Bond markets were at their best levels since Monday heading into today’s 1pm 30yr Bond auction (MBS prices don’t reflect that only because of the roll). In so doing, they were rushing to price in a certain amount of positivity (or rather, a fear of being too negative) expected to be validated by the auction results. They overshot the mark as the auction stats ended up being slightly weaker than average/ That was still a relatively impressive result given the that bond markets are more prone to weakening ahead of auctions.
In other words, as opposed to betting that the auction would be challenging and breathing a sigh of relief after it was done, traders instead bet on the auction being strong and pulled back a bit after seeing they overshot the mark.
But why take the opposite stance this time around? It has to do with the big shift in bond markets in February where more bets were made that rates would rise–aka “shorts” or short positions. When there are a significant amount of shorts in the market and when something comes along like a much weaker than expected Retail Sales report that guarantees a certain amount of bond market positivity, the shorts are forced to cover. Since a short equates to “bond selling,” covering the short means bond buying. Bond buying in turn raises prices, forcing more shorts to cover.

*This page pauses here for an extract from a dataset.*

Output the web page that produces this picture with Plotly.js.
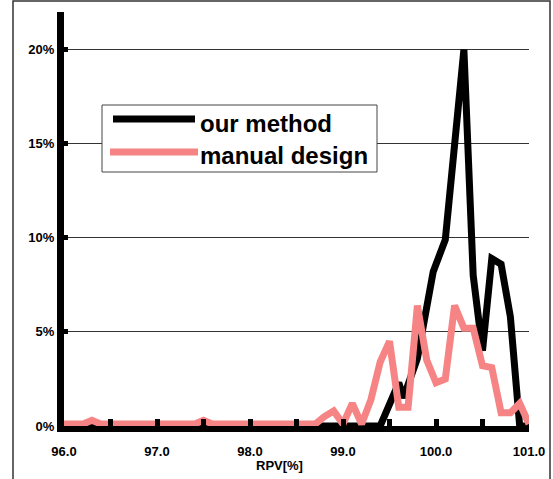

Shorts further had to protect against the risk that the auction would move against them as well (hence “fear of being too negative”), so trading levels stayed solid right up until we saw the slightly weaker auction results. That left traders free to redistribute their positions, which eventually left us right about where we were before the short covering rally started. MBS outperformed Treasuries in that endeavor and ended near the highs of the day.